歴史上、桜を愛でるための宴(うたげ)、今で言う『お花見』を初めて行ったのは嵯峨天皇で、812年に京都御所近くの神泉苑で行った『花宴の節』が、お花見の起源であるとされている。
嵯峨天皇といえば嵐山と連なる嵯峨野を連想する方が多いと思う。嵯峨野は嵯峨天皇が深く愛した地であり、ゆかりの深い地であることからそう呼ばれる様になったという。
別荘地として造営された大覚寺。大沢池が美しく、僕の最も好きな場所の一つである。更に、嵯峨天皇の御陵は大覚寺に程近い北側の山裾の丘陵地にある。

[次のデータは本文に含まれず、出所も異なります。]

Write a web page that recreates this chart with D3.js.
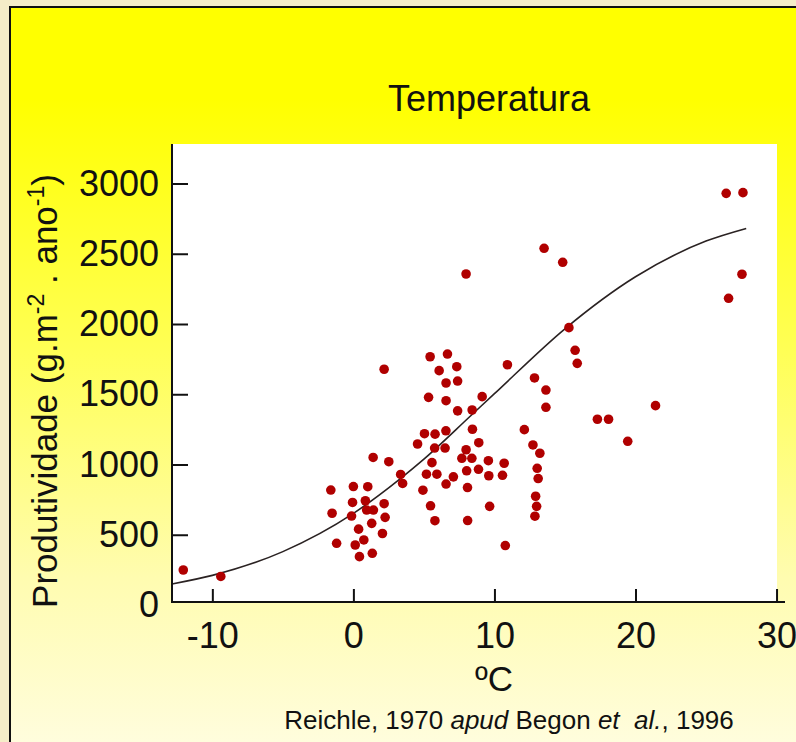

そして、天龍寺、常寂光時、祇王寺、化野念仏寺など、多くの寺がある。京都という大都市ながら、高い建物もなくひっそりと佇んでいる。この地は古来、皇族、貴族や有力者たちの行楽地、別荘地だった。
京都を一週間程訪れた時、妻のシャンプー&ブローのために美容室を利用した。妻がこれから嵯峨野を訪れると言った時、対応してくれたスタッフが「嵯峨野には何にもありませんよ」と答えたそうだ。やはり『灯台下暗し』なのだろう。
確かに、「青森には何もない」と言うコメントを時折耳にする。日々暮らしていて目に馴染んでいる光景は、なぜか美しいとか壮大だとか思えないのだろう。
ところが、青森県には八甲田連邦があり、十和田湖があり、日本海側には十二湖や十三湖があり、津軽半島がある。そして下北半島に八戸の種差海岸。海鮮は総じて美味しく、それぞれの地域に更に郷土料理がある。
また、春の風景、夏の風景、そして秋の紅葉。雪が積もってもなお美しい山々。季節によって様々な表情を見せてくれる。夏には青森ねぶたや弘前ねぷた、八戸の三社大祭があり、冬には各地で雪を楽しむイベントが催される。
青森県を是非とも訪れて欲しいし、僕も地元青森を満喫したいと常々思っている。
嵯峨天皇が嵯峨野を愛した様に、僕は青森を愛する。